Question

Use the methods of this section to find the power series centered at 0 for the following functions. Give the interval of convergence for the resulting series. $$f(x)=e^{-3 x}$$

Short answer

Question: Find the power series centered at 0 for the function $$f(x) = e^{-3x}$$ and determine its interval of convergence. Answer: The power series representation of the function $$f(x) = e^{-3x}$$ centered at 0 is given by $$f(x) = \sum_{n=0}^{\infty} \frac{(-3)^n}{n!} x^n$$. The interval of convergence is $$(-\infty, \infty)$$, which means the series converges for all real values of $$x$$.

Step-by-step solution

Find the Taylor series of the function

Find the Taylor series for $$f(x) = e^{-3x}$$ centered at 0: To do this, we need to find the first few derivatives of the function and evaluate them at 0. Then, we will substitute these values into the Taylor series formula.

Calculate derivatives and evaluate at 0

Derivative, $$f'(x) = -3e^{-3x}$$, $$f'(0) = -3$$ Second derivative, $$f''(x)= 9e^{-3x}$$, $$f''(0)=9$$ Third derivative, $$f^{(3)}(x) = -27e^{-3x}$$, $$f^{(3)}(0) = -27$$ The pattern continues, alternating the signs: $$f^{(n)}(x) = (-3)^n e^{-3x},\quad f^{(n)}(0) = (-3)^n$$

Plug values into Taylor series formula

Now, we can plug the pattern we found into the Taylor series formula: $$f(x) = \sum_{n=0}^{\infty} \frac{(-3)^n}{n!} x^n$$

Use the ratio test to find the interval of convergence

For the given series, let $$a_n = \frac{(-3)^n x^n}{n!}$$. To find the interval of convergence, apply the ratio test: $$\lim_{n\to\infty}\left|\frac{a_{n+1}}{a_n}\right| = \lim_{n\to\infty}\left|\frac{\frac{(-3)^{n+1} x^{n+1}}{(n+1)!}}{\frac{(-3)^n x^n}{n!}}\right|$$ Simplify the expression inside the limit: $$\lim_{n\to\infty}\left|\frac{(-1) x(n!)}{(n+1)!}\right| = \lim_{n\to\infty}\left|\frac{(-1) x}{n+1}\right|$$ To converge, this limit must be less than 1: $$\left|\frac{(-1) x}{n+1}\right| < 1$$ Since the limit does not depend on $$n$$, the series converges for all $$x$$.

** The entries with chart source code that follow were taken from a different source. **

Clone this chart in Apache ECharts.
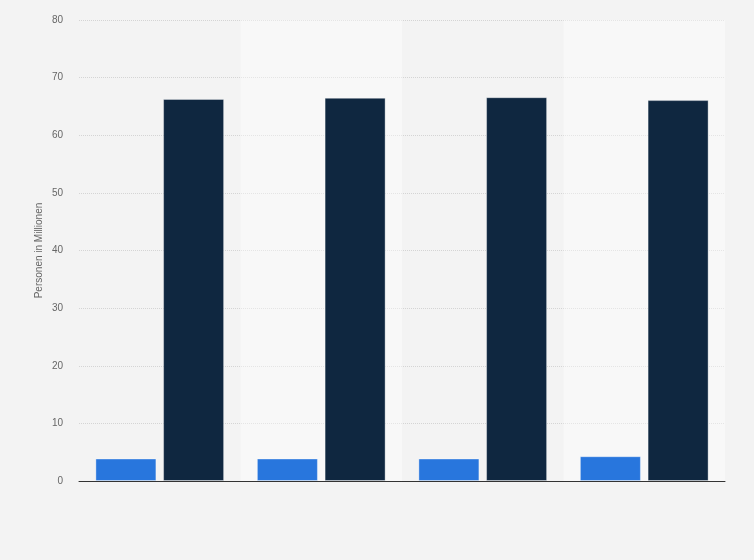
<!DOCTYPE html>
<html>
<head>
<meta charset="utf-8">
<script src="https://cdn.jsdelivr.net/npm/echarts@6/dist/echarts.min.js"></script>
<style>
  html, body { margin: 0; padding: 0; background: #f3f3f3; }
  #mainChart { width: 754px; height: 560px; }
</style>
</head>
<body>
<div id="mainChart"></div>
<script>
// categories have no visible labels in the picture
var categories = ['', ' ', '  ', '   '];
var smallSeries = [3.9, 3.9, 3.9, 4.3];
var bigSeries = [66.3, 66.5, 66.6, 66.1];
var yTicks = [0, 10, 20, 30, 40, 50, 60, 70, 80];

var myChart = echarts.init(document.getElementById('mainChart'));

var option = {
    backgroundColor: '#f3f3f3',
    animation: false,
    grid: { left: 79, right: 29, top: 20, bottom: 79 },
    xAxis: {
        type: 'category',
        data: categories,
        axisLine: { lineStyle: { color: '#333333', width: 1 } },
        axisTick: { show: false },
        axisLabel: { show: false },
        splitArea: {
            show: true,
            areaStyle: { color: ['rgba(255,255,255,0)', 'rgba(255,255,255,0.4)'] }
        }
    },
    yAxis: {
        type: 'value',
        min: yTicks[0],
        max: yTicks[yTicks.length - 1],
        interval: 10,
        name: 'Personen in Millionen',
        nameLocation: 'middle',
        nameGap: 35,
        nameMoveOverlap: false,
        nameTextStyle: { color: '#666666', fontSize: 10, fontFamily: 'Arial, Liberation Sans, sans-serif' },
        axisLine: { show: false },
        axisTick: { show: false },
        axisLabel: { color: '#666666', fontSize: 10, margin: 16, fontFamily: 'Arial, Liberation Sans, sans-serif' },
        splitLine: { lineStyle: { color: '#d4d4d4', type: 'dotted', width: 1 } }
    },
    series: [
        {
            name: 'series1', type: 'bar', data: smallSeries,
            barWidth: 61, barGap: '11%',
            itemStyle: { color: '#2876dd', borderColor: 'rgba(255,255,255,0.35)', borderWidth: 1 }
        },
        {
            name: 'series2', type: 'bar', data: bigSeries,
            barWidth: 61,
            itemStyle: { color: '#0f2740', borderColor: 'rgba(255,255,255,0.35)', borderWidth: 1 }
        }
    ]
};

myChart.setOption(option);
</script>
</body>
</html>
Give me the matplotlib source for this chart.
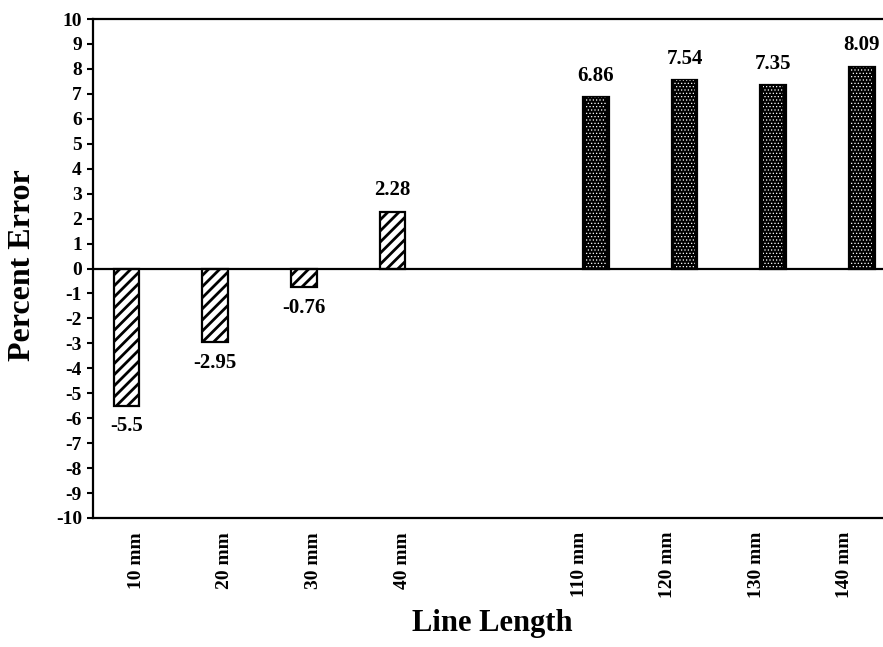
import matplotlib
matplotlib.use("Agg")
import matplotlib.pyplot as plt

# Data
short_labels = ["10 mm", "20 mm", "30 mm", "40 mm"]
short_values = [-5.5, -2.95, -0.76, 2.28]
long_labels = ["110 mm", "120 mm", "130 mm", "140 mm"]
long_values = [6.86, 7.54, 7.35, 8.09]
value_texts_short = ["-5.5", "-2.95", "-0.76", "2.28"]
value_texts_long = ["6.86", "7.54", "7.35", "8.09"]
y_ticks = list(range(-10, 11))

# Layout
short_pos = [0, 1, 2, 3]
long_pos = [5, 6, 7, 8]
short_off = -0.11
long_off = 0.19
bar_w = 0.29

plt.rcParams['font.family'] = ['Liberation Serif', 'DejaVu Serif']
plt.rcParams['font.weight'] = 'bold'

W, H = 883, 647
fig = plt.figure(figsize=(W / 100, H / 100), dpi=100)
ax = fig.add_axes([93 / W, 1 - 518 / H, 1 - 93 / W, (518 - 19) / H])

sx = [p + short_off for p in short_pos]
lx = [p + long_off for p in long_pos]

with plt.rc_context({'hatch.linewidth': 2.0}):
    ax.bar(sx, short_values, width=bar_w, facecolor='white', edgecolor='black',
           hatch='///', linewidth=1.6, zorder=3)
ax.bar(lx, long_values, width=bar_w, facecolor='black', edgecolor='black',
       linewidth=1.6, zorder=3)
with plt.rc_context({'hatch.linewidth': 0.5}):
    ax.bar(lx, long_values, width=bar_w * 0.8, facecolor='none', edgecolor='white',
           hatch='.....', linewidth=0, zorder=4)

ax.axhline(0, color='black', linewidth=1.6, zorder=5)

for x, v, t in zip(sx + lx, short_values + long_values,
                   value_texts_short + value_texts_long):
    if v >= 0:
        ax.annotate(t, (x, v), xytext=(0, 8.3), textcoords='offset points',
                    ha='center', va='bottom', fontsize=15, fontweight='bold')
    else:
        ax.annotate(t, (x, v), xytext=(0, -7.5), textcoords='offset points',
                    ha='center', va='top', fontsize=15, fontweight='bold')

ax.set_xlim(-0.49, 8.43)
ax.set_ylim(-10, 10)
ax.set_yticks(y_ticks)
ax.set_yticklabels([str(t) for t in y_ticks], fontsize=14, fontweight='bold')
ax.tick_params(axis='y', direction='out', length=4.5, width=1.5, pad=3.5)

ax.set_xticks(short_pos + long_pos)
ax.set_xticklabels(short_labels + long_labels, rotation=90, fontsize=14,
                   fontweight='bold', va='top', ha='center')
ax.tick_params(axis='x', length=0, pad=10)

for s in ['left', 'top', 'bottom']:
    ax.spines[s].set_linewidth(1.6)
ax.spines['right'].set_visible(False)

fig.text(23 / W, 1 - 265 / H, "Percent Error", rotation=90, ha='center',
         va='center', fontsize=23, fontweight='bold')
fig.text(492 / W, 1 - 624 / H, "Line Length", ha='center', va='center',
         fontsize=22, fontweight='bold')

fig.savefig("out.png", dpi=100)
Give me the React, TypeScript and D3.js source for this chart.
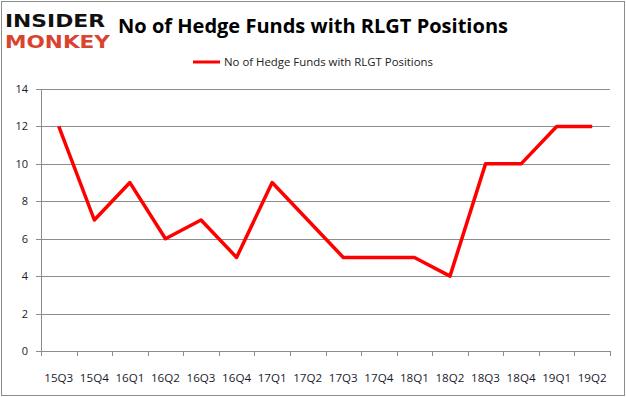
import React, { useEffect } from 'react';
import * as d3 from 'd3';

const quarters = ['15Q3', '15Q4', '16Q1', '16Q2', '16Q3', '16Q4', '17Q1', '17Q2', '17Q3', '17Q4', '18Q1', '18Q2', '18Q3', '18Q4', '19Q1', '19Q2'];
const funds = [12, 7, 9, 6, 7, 5, 9, 7, 5, 5, 5, 4, 10, 10, 12, 12];
const yTicks = [0, 2, 4, 6, 8, 10, 12, 14];
const seriesName = 'No of Hedge Funds with RLGT Positions';

const W = 626;
const H = 397;
const left = 41;
const right = 610;
const top = 89;
const bottom = 351;

export default function App() {
  useEffect(() => {
    document.body.style.margin = '0';
  }, []);

  const x = d3.scaleBand<string>().domain(quarters).range([left, right]);
  const y = d3.scaleLinear().domain([0, 14]).range([bottom, top]);
  const line = d3.line<number>()
    .x((d, i) => (x(quarters[i]) as number) + x.bandwidth() / 2)
    .y(d => y(d));

  const grid = '#8c8c8c';

  return (
    <svg width={W} height={H} style={{ display: 'block', background: '#fff' }}>
      <rect x={1.5} y={1.5} width={W - 3} height={H - 3} fill="white" stroke="#8c8c8c" />
      {/* logo */}
      <text x={5} y={27} fontFamily="'DejaVu Sans', sans-serif" fontWeight="bold" fontSize={18} fill="#111" textLength={100} lengthAdjust="spacingAndGlyphs">INSIDER</text>
      <text x={5} y={48} fontFamily="'DejaVu Sans', sans-serif" fontWeight="bold" fontSize={18} fill="#d9432f" textLength={105} lengthAdjust="spacingAndGlyphs">MONKEY</text>
      {/* title */}
      <text x={313} y={33} textAnchor="middle" fontFamily="'Open Sans', sans-serif" fontWeight="bold" fontSize={20} fill="#000" textLength={390} lengthAdjust="spacingAndGlyphs">{seriesName}</text>
      {/* legend */}
      <line x1={193} x2={220} y1={62} y2={62} stroke="#ff0000" strokeWidth={3} />
      <text x={224} y={66} fontFamily="'Open Sans', sans-serif" fontSize={11} fill="#222" textLength={209} lengthAdjust="spacingAndGlyphs">{seriesName}</text>
      {/* grid */}
      {yTicks.map(t => (
        <g key={t}>
          <line x1={left - 5} x2={right} y1={Math.round(y(t)) + 0.5} y2={Math.round(y(t)) + 0.5} stroke={grid} />
          <text x={28} y={y(t) + 4} textAnchor="end" fontFamily="'Open Sans', sans-serif" fontSize={11} fill="#1a1a2e">{t}</text>
        </g>
      ))}
      <line x1={left + 0.5} x2={left + 0.5} y1={top} y2={bottom} stroke={grid} />
      {quarters.map((q, i) => (
        <line key={'t' + q} x1={Math.round(left + i * x.step()) + 0.5} x2={Math.round(left + i * x.step()) + 0.5} y1={bottom} y2={bottom + 5} stroke={grid} />
      ))}
      <line x1={right + 0.5} x2={right + 0.5} y1={bottom} y2={bottom + 5} stroke={grid} />
      {quarters.map(q => (
        <text key={q} x={(x(q) as number) + x.bandwidth() / 2} y={382} textAnchor="middle" fontFamily="'Open Sans', sans-serif" fontSize={11} fill="#1a1a2e" textLength={29} lengthAdjust="spacingAndGlyphs">{q}</text>
      ))}
      <path d={line(funds) || ''} fill="none" stroke="#ff0000" strokeWidth={3.5} strokeLinejoin="round" />
    </svg>
  );
}
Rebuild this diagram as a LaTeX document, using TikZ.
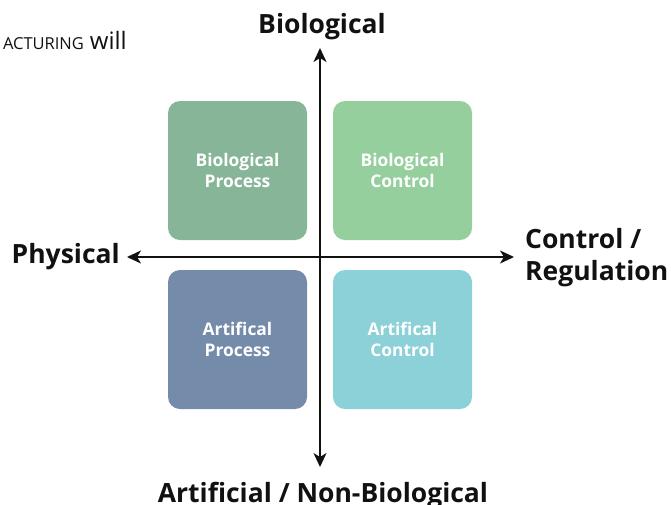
\documentclass[tikz,border=0pt]{standalone}
\usepackage{fontspec}
\setmainfont{Open Sans}
\usetikzlibrary{arrows.meta,positioning}

\definecolor{bioproc}{RGB}{134,182,151}
\definecolor{biocont}{RGB}{149,207,157}
\definecolor{artproc}{RGB}{116,139,170}
\definecolor{artcont}{RGB}{141,209,216}
\definecolor{ink}{RGB}{17,17,17}

\tikzset{
  quad/.style={minimum size=139pt, inner sep=0pt, rounded corners=12pt,
    text=white, align=center, font=\fontsize{17.4}{21}\selectfont\bfseries},
  axislabel/.style={text=ink, inner sep=0pt, align=left,
    font=\fontsize{26.5}{32}\selectfont\bfseries},
  axis/.style={draw=ink, line width=1.8pt,
    {Stealth[length=14pt,width=13pt,inset=4pt]}-{Stealth[length=14pt,width=13pt,inset=4pt]}}
}

\begin{document}
\begin{tikzpicture}[x=1pt,y=-1pt]
  \useasboundingbox (0,0) rectangle (671,504);

  % quadrants
  \node[quad, fill=bioproc] (bioproc) at (237.5,170.5) {Biological\\Process};
  \node[quad, fill=biocont] (biocont) at (402.5,170.5) {Biological\\Control};
  \node[quad, fill=artproc] (artproc) at (237.5,339.5) {Artifical\\Process};
  \node[quad, fill=artcont] (artcont) at (402.5,339.5) {Artifical\\Control};

  % axes
  \coordinate (top) at (320,48);
  \coordinate (bottom) at (320,467);
  \coordinate (left) at (127,257);
  \coordinate (right) at (514,257);
  \draw[axis] (top) -- (bottom);
  \draw[axis] (left) -- (right);

  % axis labels
  \node[axislabel, anchor=base] (biolab) at (322,33) {Biological};
  \node[axislabel, anchor=base east] (physlab) at (120,263) {Physical};
  \node[axislabel, anchor=base west] (contlab) at (525,280) {Control /\\Regulation};
  \node[axislabel, anchor=base] (artlab) at (323,502) {Artificial / Non-Biological};

  % cut-off page text
  \begin{scope}
    \clip (0,0) rectangle (671,504);
    \node[text=ink, inner sep=0pt, anchor=base east] (pagetext) at (127,49)
      {{\fontsize{16.5}{16.5}\selectfont ACTURING}\hspace{6pt}{\fontsize{24}{24}\selectfont will}};
  \end{scope}
\end{tikzpicture}
\end{document}
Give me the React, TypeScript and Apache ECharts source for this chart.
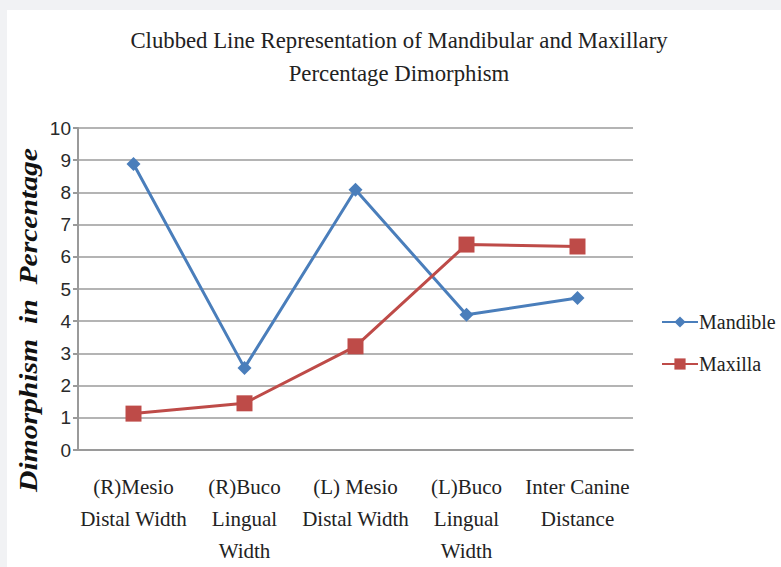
import React, { useEffect, useRef } from "react";
import * as echarts from "echarts";

const categories = [
  "(R)Mesio\nDistal Width",
  "(R)Buco\nLingual\nWidth",
  "(L) Mesio\nDistal Width",
  "(L)Buco\nLingual\nWidth",
  "Inter Canine\nDistance",
];
const mandible = [8.88, 2.55, 8.08, 4.2, 4.72];
const maxilla = [1.13, 1.45, 3.22, 6.38, 6.32];
const titleLines = [
  "Clubbed Line Representation of Mandibular and Maxillary",
  "Percentage Dimorphism",
];
const yTitle = "Dimorphism  in  Percentage";

const SERIF = "'Liberation Serif', 'Times New Roman', serif";

export default function App() {
  const ref = useRef<HTMLDivElement>(null);
  useEffect(() => {
    const chart = echarts.init(ref.current!, null, { renderer: "svg" });
    chart.setOption({
      animation: false,
      backgroundColor: "#f1f2f4",
      graphic: [
        { type: "rect", z: -10, shape: { x: 7, y: 10, width: 774, height: 557 }, style: { fill: "#ffffff" } },
        { type: "text", x: 399, y: 40, scaleX: 0.99, style: { text: titleLines[0], font: `23px ${SERIF}`, fill: "#222", align: "center", verticalAlign: "middle" } },
        { type: "text", x: 399, y: 73, scaleX: 0.99, style: { text: titleLines[1], font: `23px ${SERIF}`, fill: "#222", align: "center", verticalAlign: "middle" } },
        { type: "text", x: 28, y: 320, rotation: Math.PI / 2, scaleX: 1.14, style: { text: yTitle, font: `italic bold 26px ${SERIF}`, fill: "#111", align: "center", verticalAlign: "middle" } },
      ],
      legend: {
        orient: "vertical",
        left: 656,
        top: 307,
        itemGap: 22,
        itemWidth: 36,
        itemHeight: 14,
        textStyle: { fontFamily: SERIF, fontSize: 20, color: "#222", padding: [0, 0, 0, -4] },
        data: ["Mandible", "Maxilla"],
      },
      grid: { left: 78, right: 148, top: 128, bottom: 117, containLabel: false },
      xAxis: {
        type: "category",
        data: categories,
        boundaryGap: true,
        axisLine: { lineStyle: { color: "#9a9a9a", width: 2 } },
        axisTick: { show: false },
        axisLabel: { fontFamily: SERIF, fontSize: 21, color: "#222", lineHeight: 32, margin: 21, interval: 0 },
      },
      yAxis: {
        type: "value",
        min: 0,
        max: 10,
        interval: 1,
        axisLine: { show: true, lineStyle: { color: "#9a9a9a", width: 2 } },
        axisTick: { show: true, length: 5, lineStyle: { color: "#9a9a9a", width: 2 } },
        splitLine: { lineStyle: { color: "#b4b4b4", width: 2 } },
        axisLabel: { fontFamily: "'Liberation Sans', Arial, sans-serif", fontSize: 19, color: "#2a2a2a", margin: 7 },
      },
      series: [
        {
          name: "Mandible",
          type: "line",
          data: mandible,
          symbol: "diamond",
          symbolSize: 14,
          lineStyle: { color: "#4a7ebb", width: 3 },
          itemStyle: { color: "#4a7ebb" },
        },
        {
          name: "Maxilla",
          type: "line",
          data: maxilla,
          symbol: "rect",
          symbolSize: 16,
          lineStyle: { color: "#be4b48", width: 3 },
          itemStyle: { color: "#be4b48" },
        },
      ],
    });
    return () => chart.dispose();
  }, []);
  return <div ref={ref} style={{ position: "fixed", left: 0, top: 0, width: 781, height: 567 }} />;
}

Write down the power series and interval of convergence

The power series representation of the function $$f(x) = e^{-3x}$$ centered at 0 is given by: $$f(x) = \sum_{n=0}^{\infty} \frac{(-3)^n}{n!} x^n$$ The interval of convergence is $$(-\infty, \infty)$$, which means the series converges for all real values of $$x$$.